O Sudeste Asiático é uma das regiões onde o aquecimento global deverá ser inferior à média global, esperando-se contudo mais inundações no delta do Mekong. Mais a norte, os episódios de precipitação elevada (como aqueles que causaram já este ano inundações na província chinesa de Henan) devem aumentar, provocando mais deslizamentos de terras nas regiões montanhosas.
Na região de Índia, Paquistão e Bangladesh, são previstas ondas de calor mais intensas e calor húmido, com o aumento da precipitação durante as monções. A norte, na Rússia, assiste-se ao descongelamento do permafrost, sendo que a temporada de neve é cada vez menor. O aumento da precipitação tem causado mais inundações, sendo previsto até meados do século o duplicar das descargas dos rios na Sibéria, por exemplo.
Na Austrália, no último século, a temperatura subiu 1,4ºC, com o aumento das ondas de calor que devem continuar para o futuro. Desde a década de 1950, que a época dos fogos é mais longa, com o aumento dos dias com condições meteorológicas perfeitas para os incêndios florestais. A intensidade, a frequência e a duração destas condições deverá aumentar. O mesmo na Nova Zelândia, onde a situação é só ligeiramente melhor.
O aumento do nível das águas na região tem sido superior à média global nas últimas décadas e as costas arenosas têm recuado. O aumento das águas deverá continuar para lá deste século, contribuindo para o aumento das inundações costeiras. Prevê-se um aquecimento no mar da Tasmânia.
Além das análises regionais, o IPCC fez o balanço do que se pode esperar em algumas zonas. No que diz respeito às montanhas, o aquecimento global irá causar o retrocesso das áreas com neve e gelo. Salvo raras exceções, os glaciares estão a recuar desde a segunda metade do século XIX e de forma exponencial desde a década de 1990, com os cientistas a apontar o dedo ao fator humano. Mesmo se as temperaturas estabilizarem, os glaciares vão continuar a perder massa por várias décadas. Sem gelo e com o aumento da precipitação, são esperadas mais inundações, deslizamentos de terras e transbordar de lagos.

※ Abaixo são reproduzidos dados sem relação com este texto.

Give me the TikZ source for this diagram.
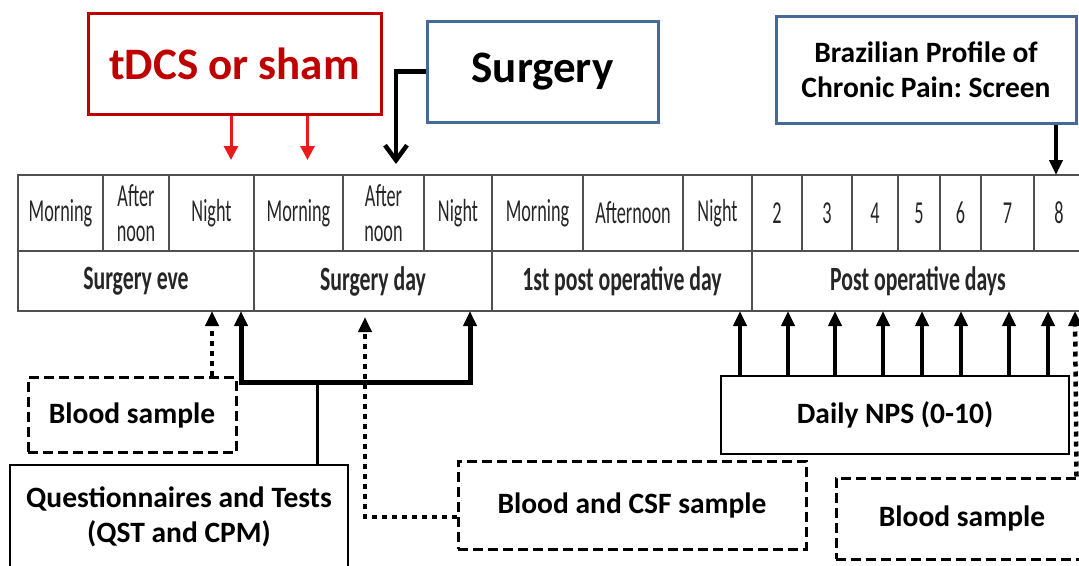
\documentclass[tikz,border=0pt]{standalone}
\usepackage{fontspec}
\setmainfont{Carlito}
\newfontfamily\narrowfont{Carlito}[FakeStretch=0.57]
\newfontfamily\daysfont{Carlito}[FakeStretch=0.64]
\usetikzlibrary{arrows.meta,positioning}
\definecolor{tdcsred}{RGB}{192,0,0}
\definecolor{arrowred}{RGB}{235,25,25}
\definecolor{boxblue}{RGB}{70,105,150}
\definecolor{tabline}{RGB}{80,80,80}
\frenchspacing

\begin{document}
\begin{tikzpicture}[x=1pt,y=-1pt,
    cell/.style={draw=tabline, line width=1.5pt, inner sep=0pt, align=center, text=black!85},
    topcell/.style={cell, minimum height=76pt, font=\narrowfont\fontsize{32}{35}\selectfont},
    daycell/.style={cell, minimum height=60pt, font=\daysfont\bfseries\fontsize{34}{38}\selectfont},
    plainbox/.style={draw, line width=2.5pt, inner sep=0pt, align=center, font=\bfseries\fontsize{29.5}{35}\selectfont},
    dashbox/.style={plainbox, line width=3pt, dash pattern=on 10pt off 5pt},
    bigtext/.style={font=\bfseries\fontsize{45}{54}\selectfont},
    upa/.style={line width=4pt, -{Triangle[length=15pt,width=13pt]}},
    dota/.style={upa, line width=4.5pt, dash pattern=on 5pt off 5pt},
    reda/.style={draw=arrowred, line width=3pt, -{Triangle[length=14pt,width=14pt]}},
  ]
  \useasboundingbox (0,0) rectangle (1079,565);

  % time table
  \foreach \l/\r/\t [count=\i] in {18/103/Morning, 103/169/{After\\noon}, 169/254/Night,
      254/343/Morning, 343/424/{After\\noon}, 424/492/Night,
      492/583/Morning, 583/683/Afternoon, 683/752/Night,
      752/802/2, 802/852/3, 852/898/4, 898/940/5, 940/981/6, 981/1034/7, 1034/1084/8}
    \node[topcell, minimum width={\r-\l}] (h\i) at ({(\l+\r)/2},213) {\t};
  \foreach \l/\r/\t/\n in {18/254/Surgery eve/eve, 254/492/Surgery day/sday,
      492/752/1st post operative day/pod, 752/1084/Post operative days/pods}
    \node[daycell, minimum width={\r-\l}] (\n) at ({(\l+\r)/2},281) {\t};

  % boxes above
  \node[plainbox, bigtext, draw=tdcsred, text=tdcsred, line width=3pt,
    minimum width=293pt, minimum height=101pt] (tdcs) at (234.5,63.5) {tDCS or sham};
  \node[plainbox, bigtext, draw=boxblue, line width=3pt,
    minimum width=231pt, minimum height=101pt] (surg) at (542.5,71.5) {Surgery};
  \node[plainbox, draw=boxblue, line width=3pt,
    minimum width=300pt, minimum height=107pt] (bpcp) at (926,70) {Brazilian Profile of\\Chronic Pain: Screen};

  % boxes below
  \node[dashbox, minimum width=208pt, minimum height=75pt] (bsl) at (132,415) {Blood sample};
  \node[plainbox, minimum width=338pt, minimum height=104pt] (qst) at (179,517) {Questionnaires and Tests\\(QST and CPM)};
  \node[dashbox, minimum width=348pt, minimum height=88pt] (bcsf) at (632,505) {Blood and CSF sample};
  \node[plainbox, minimum width=348pt, minimum height=78pt] (nps) at (895,415) {Daily NPS (0-10)};
  \node[dashbox, minimum width=252pt, minimum height=81pt] (bsr) at (962,518.5) {Blood sample};

  % arrow ends
  \coordinate (ra1) at (231,160);
  \coordinate (ra2) at (307.5,160);
  \coordinate (sa) at (396,164);
  \coordinate (ba) at (1056,175);
  \coordinate (stem) at (317,382);
  \coordinate (qa) at (241,311);
  \coordinate (qb) at (470,311);
  \coordinate (bla) at (212,311);
  \coordinate (csfa) at (365,317);
  \coordinate (bra) at (1075,311);
  \foreach \x [count=\i] in {740,788,835,883,922,961,1009,1048}
    \coordinate (np\i) at (\x,311);

  \draw[reda] (tdcs.south -| ra1) -- (ra1);
  \draw[reda] (tdcs.south -| ra2) -- (ra2);
  \draw[line width=4.5pt, -{Straight Barb[length=15pt,width=22pt]}] (surg.west) -| (sa);
  \draw[upa] (bpcp.south -| ba) -- (ba);

  \draw[line width=5pt, {Triangle[length=15pt,width=13pt]}-{Triangle[length=15pt,width=13pt]}]
    (qa) -- (qa |- stem) -- (qb |- stem) -- (qb);
  \draw[line width=3pt] (qst.north -| stem) -- (stem);
  \draw[dota] (bsl.north -| bla) -- (bla);
  \draw[dota] ([yshift=-12pt]bcsf.west) -| (csfa);
  \foreach \i in {1,...,8}
    \draw[upa] (nps.north -| np\i) -- (np\i);
  \draw[dota] ([xshift=-13pt]bsr.north east) -- (bra);
\end{tikzpicture}
\end{document}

Tudo isto representará um desafio a nível de fornecimento de água, produção de energia, integridade dos ecossistemas ou produção agrícola e florestal, assim como preparação para grandes desastres e até ecoturismo. Estes aspetos estão a ser tratados pelo segundo grupo de trabalho do IPCC, que está a estudar os impactos, adaptação e vulnerabilidades das alterações climáticas, cujo relatório é esperado no próximo ano. Também em 2022 haverá conclusões do terceiro grupo de trabalho, que está a lidar com a melhor forma de mitigar as alterações climáticas.
Tal como no gelo no topo das montanhas, nas regiões polares o aumento da temperatura também tem levado à diminuição de massa dos glaciares desde o ano 2000 - e vai continuar no futuro durante várias décadas, mesmo se as temperaturas se estabilizarem. As previsões apontam para o aumento da precipitação nestas zonas durante o século XXI, sendo que no Ártico a chuva deverá ser dominante e na Antártica a precipitação vai aumentar nas zonas costeiras.
Os cientistas acreditam que o Ártico aqueceu ao dobro do nível do resto do planeta, devendo continuar na mesma situação no futuro. Os eventos de ondas de calor repetem-se desde 1979 e a temperatura mínima aumentou a um nível três vezes superior à média global. O nível das águas vai continuar a subir, sendo mais frequentes as inundações costeiras. Até 2050 e independentemente dos cenários, a região deve ficar totalmente sem gelo pelo menos num verão. A situação na Antártida é ligeiramente melhor, mas a perda de glaciares é superior aos níveis de acumulação de gelo.
As ondas de calor marítimas têm vindo a aumentar e o aquecimento deverá levar à diminuição da concentração de oxigénio, o que poderá durar milénios. A acidificação dos oceanos já dura há 40 anos. As águas vão continuar a subir, o que afetará as pequenas ilhas das Caraíbas ou do Pacífico (com potencial de inundações costeiras e invasão da água salgada dos aquíferos), mesmo se houver um recuo no aquecimento global.
No Atlântico, que está mais salino, o complexo sistema de correntes oceânicas que regulam o calor entre os trópicos e o hemisfério norte está a desacelerar, uma tendência que "muito provavelmente" continuará ao longo do século. O IPCC estima, com um nível de confiança "médio", que esta corrente poderá parar completamente, o que a confirmar-se resultará em invernos mais rigorosos na Europa e um aumento do nível das águas no Atlântico Norte.
As cidades e centros urbanos são mais quentes dos que as zonas rurais circundantes devido a vários fatores, como a falta de ventilação ou o facto de o calor poder ficar "preso" entre edifícios elevados, mas também por causa do calor gerado pela atividade humana e as capacidade do cimento e outros materiais de absorver o calor. A urbanização também altera o ciclo da água, sendo que o aumento da pluviosidade que é esperado pode trazer também mais inundações.
O aquecimento poderá agravar ainda mais a poluição nos espaços urbanos, com os cientistas a alertar que futuras urbanizações vão amplificar o aumento da temperatura nas cidades.